Out with the old at school libraries

Balto. County budget includes $10.5 million to replace old volumes

April 15, 2000|By Lynn Anderson | Lynn Anderson,SUN STAFF

Della Curtis loves to show off her books, a private collection of tattered covers, broken spines and titles that hark back to a time when man had yet to walk on the moon.

Those books are now history -- off the shelves forever -- and Curtis, the Coordinator of Library Information Services for the Baltimore County school system, couldn't be happier.

"There really is a time when all good books must go to library heaven," said Curtis, who spearheaded a successful effort to add $10.5 million to next year's school budget to restock substandard school libraries. "We're not the Library of Congress. We can't keep rare book collections."

Armed with data that show that most of the county's school libraries are filled with books printed in the 1960s, 1970s and 1980s, librarians this week persuaded County Executive C. A. Dutch Ruppersberger to begin a book-buying campaign that could put 400,000 new books on library shelves within the next 12 months.

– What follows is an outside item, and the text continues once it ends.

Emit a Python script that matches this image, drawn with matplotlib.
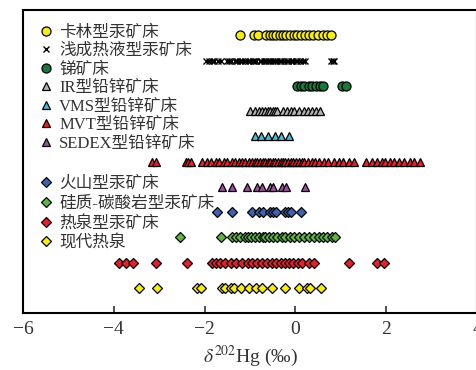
import matplotlib
matplotlib.use("Agg")
import matplotlib.pyplot as plt

plt.rcParams["font.family"] = ["Liberation Serif", "Noto Sans CJK SC"]
plt.rcParams["mathtext.fontset"] = "stix"

# delta202Hg values, one list per deposit type
carlin = [-1.21, -0.92, -0.83, -0.64, -0.57, -0.50, -0.42, -0.35, -0.27, -0.20,
          -0.12, -0.04, 0.03, 0.12, 0.22, 0.30, 0.38, 0.50, 0.60, 0.70, 0.78]
epithermal = [-1.96, -1.91, -1.83, -1.79, -1.70, -1.63, -1.51, -1.46, -1.41, -1.33,
              -1.29, -1.21, -1.17, -1.10, -1.04, -1.01, -0.94, -0.91, -0.86, -0.79,
              -0.76, -0.70, -0.64, -0.61, -0.55, -0.49, -0.46, -0.40, -0.34, -0.31,
              -0.25, -0.19, -0.16, -0.09, -0.05, 0.01, 0.04, 0.11, 0.16, 0.22,
              0.78, 0.82, 0.86]
antimony = [0.03, 0.12, 0.20, 0.30, 0.37, 0.46, 0.54, 0.61, 1.02, 1.12]
ir_type = [-1.00, -0.90, -0.80, -0.74, -0.68, -0.60, -0.55, -0.50, -0.46, -0.40,
           -0.28, -0.18, -0.10, -0.04, 0.08, 0.18, 0.27, 0.36, 0.46, 0.55]
vms = [-0.90, -0.75, -0.60, -0.46, -0.31, -0.13]
mvt = [-3.15, -3.06, -2.42, -2.36, -2.30, -2.05, -1.95, -1.85, -1.75, -1.68,
       -1.58, -1.50, -1.40, -1.32, -1.25, -1.18, -1.10, -1.02, -0.96, -0.90,
       -0.84, -0.78, -0.72, -0.66, -0.60, -0.55, -0.50, -0.44, -0.38, -0.32,
       -0.27, -0.22, -0.16, -0.10, -0.05, 0.02, 0.08, 0.14, 0.20, 0.28,
       0.36, 0.44, 0.52, 0.62, 0.72, 0.84, 0.95, 1.04, 1.19, 1.30,
       1.55, 1.68, 1.80, 1.90, 1.98, 2.08, 2.18, 2.28, 2.40, 2.52, 2.62, 2.75]
sedex = [-1.62, -1.39, -1.07, -0.84, -0.74, -0.57, -0.50, -0.29, -0.20, 0.22]
volcanic = [-1.73, -1.39, -0.95, -0.80, -0.72, -0.57, -0.49, -0.42, -0.24, -0.17,
            -0.09, 0.13]
siliceous = [-2.54, -1.63, -1.39, -1.30, -1.22, -1.12, -1.05, -0.97, -0.88, -0.80,
             -0.72, -0.66, -0.58, -0.50, -0.40, -0.30, -0.22, -0.12, -0.02, 0.08,
             0.20, 0.30, 0.40, 0.52, 0.60, 0.70, 0.80, 0.88]
hotspring_hg = [-3.89, -3.74, -3.58, -3.07, -2.38, -1.83, -1.75, -1.66, -1.55, -1.42,
                -1.30, -1.18, -1.05, -0.95, -0.85, -0.74, -0.62, -0.52, -0.42, -0.32,
                -0.24, -0.15, -0.05, 0.05, 0.15, 0.30, 0.42, 1.19, 1.79, 1.96]
modern_spring = [-3.44, -3.05, -2.16, -2.08, -1.62, -1.55, -1.41, -1.35, -1.19, -1.02,
                 -0.86, -0.73, -0.51, -0.24, 0.09, 0.25, 0.33, 0.57]

labels_top = ["卡林型汞矿床", "浅成热液型汞矿床", "锑矿床", "IR型铅锌矿床",
              "VMS型铅锌矿床", "MVT型铅锌矿床", "SEDEX型铅锌矿床"]
labels_bottom = ["火山型汞矿床", "硅质-碳酸岩型汞矿床", "热泉型汞矿床", "现代热泉"]

series = [carlin, epithermal, antimony, ir_type, vms, mvt, sedex,
          volcanic, siliceous, hotspring_hg, modern_spring]
styles = [("o", "#f7ec13"), ("x", "black"), ("o", "#157a3a"), ("^", "#b3b3b3"),
          ("^", "#4bb9d4"), ("^", "#e5202a"), ("^", "#9b4f9c"),
          ("D", "#3b63b0"), ("D", "#5cb83c"), ("D", "#e5202a"), ("D", "#f7ec13")]
sizes = {"o": 6.5, "x": 5, "^": 6.3, "D": 5.5}

fig = plt.figure(figsize=(4.76, 3.70), dpi=100)
ax = fig.add_axes([23 / 476, 57 / 370, 454 / 476, 303 / 370])

handles = []
for i, (vals, (m, c)) in enumerate(zip(series, styles)):
    row = 11 - i
    if m == "x":
        h, = ax.plot(vals, [row] * len(vals), ls="none", marker=m, color="black",
                     markersize=sizes[m], mew=1.0)
    else:
        h, = ax.plot(vals, [row] * len(vals), ls="none", marker=m, mfc=c, mec="black",
                     markersize=sizes[m], mew=0.9)
    handles.append(h)

ax.set_xlim(-6, 4)
ax.set_ylim(0, 12)
ax.set_xticks([-6, -4, -2, 0, 2, 4])
ax.set_xticklabels(["\u22126", "\u22124", "\u22122", "0", "2", "4"])
ax.set_yticks([])
ax.tick_params(axis="x", direction="in", length=5, width=1.2, labelsize=14,
               pad=6, colors="#333333", labelcolor="#333333")
for s in ax.spines.values():
    s.set_linewidth(1.5)
ax.set_xlabel(r"$\delta^{202}$Hg (‰)", fontsize=14, color="#333333", labelpad=4)

leg1 = ax.legend(handles[:7], labels_top, loc="upper left", bbox_to_anchor=(0.01, 0.985),
                 frameon=False, fontsize=12, handlelength=1.0, handletextpad=0.3,
                 labelspacing=0.15, borderaxespad=0.2, labelcolor="#333333")
ax.add_artist(leg1)
ax.legend(handles[7:], labels_bottom, loc="upper left", bbox_to_anchor=(0.01, 0.485),
          frameon=False, fontsize=12, handlelength=1.0, handletextpad=0.3,
          labelspacing=0.22, borderaxespad=0.2, labelcolor="#333333")

fig.savefig("out.png", dpi=100)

If the County Council approves the spending request, Baltimore County would become one of the first school systems in the nation to take on such a massive book replacement plan, said Curtis.

Her goal is to reverse years of neglect that have left all but two of the county's middle and high school libraries without adequate current research materials, according to a school-by-school survey conducted last fall.

"All the money will go to books and books only," said Curtis, who has witnessed orders for computer gear -- iMacs and CD-ROMS -- replace book orders in recent years.

"It's like we're talking out of both sides of our mouth," she said, referring to educators. "Of course we want our students to read, and read a lot, but we're not giving them the books they need to do that. It's almost like we don't value them or their reading."

Librarians, who handle books and student queries daily, have been aware of the poor condition of their collections for years but had been unable to squeeze more money for library improvements from school administrators intent on beefing up computer labs.

A recent survey of the county's elementary, middle and high school libraries, executed with the aid of computers and spread sheets, enabled librarians to make their case to the Baltimore County Board of Education, members of which solidly endorsed an overhaul.

According to that survey, not one of the county's 26 middle school libraries has a collection that is considered current: about 60 percent of the books in most middle school library collections are outdated.

Only five middle schools -- General John Stricker, Perry Hall, Pikesville, Ridgely, and Sparrows Point -- meet state standards for library collection size. Most middle school libraries have less than 10,350 items total, a count that includes computer programs and other items in addition to books.

Baltimore County's 23 high school libraries on average are in worse condition than those in middle schools. Only two high schools -- Pikesville and Woodlawn -- meet state standards for collection size; most have 12,420 items or less. The state recommends at least 14,401 items for a well-stocked library.

Only two high schools -- Carver Center for Arts and Technology and Western School of Technology -- have collections that librarians consider current. About 60 percent of the research materials -- science, social studies, mathematics and history texts -- at the county's other high school libraries were found to be outdated and even irrelevant.

Even schools such as Pikesville, which with 20,498 items has the largest library in the system, has trouble keeping up with new discoveries in areas such as science and mathematics, said Charlene Wicks, who heads the school's Library Department.

"Those are our weakest areas because the material gets dated so quickly," she said. "Plus, we can't purchase an entire new collection in one area because it would be too expensive."

At Old Court Middle School in Randallstown, John Novicki, the school's technology specialist and librarian, can't keep enough fiction on his shelves for all 1,105 pupils. They clamor for fresh titles daily, he said.

He said that when a recent shipment of new fiction arrived at the school, students crowded about the box, eager to peek at new titles and color photos and illustrations.

While helping students find books for history or science reports, Novicki has stumbled upon some finds: a science book about life on Mars with pictures of creepy creatures; a history book about President Lyndon Johnson's war on poverty.

"That's history, but it's doesn't give an accurate picture of what is happening today," said Novicki. He estimates that about 2,500 of the library's 5,865 books are current.

Faced with such challenges, librarians are eager to take advantage of the extra funding.

"Education in general has had its peaks and valleys as far as funding goes, and now that the economy is good, people are looking at our schools again and at our library collections," said Wicks. "We intend to take advantage of this swing."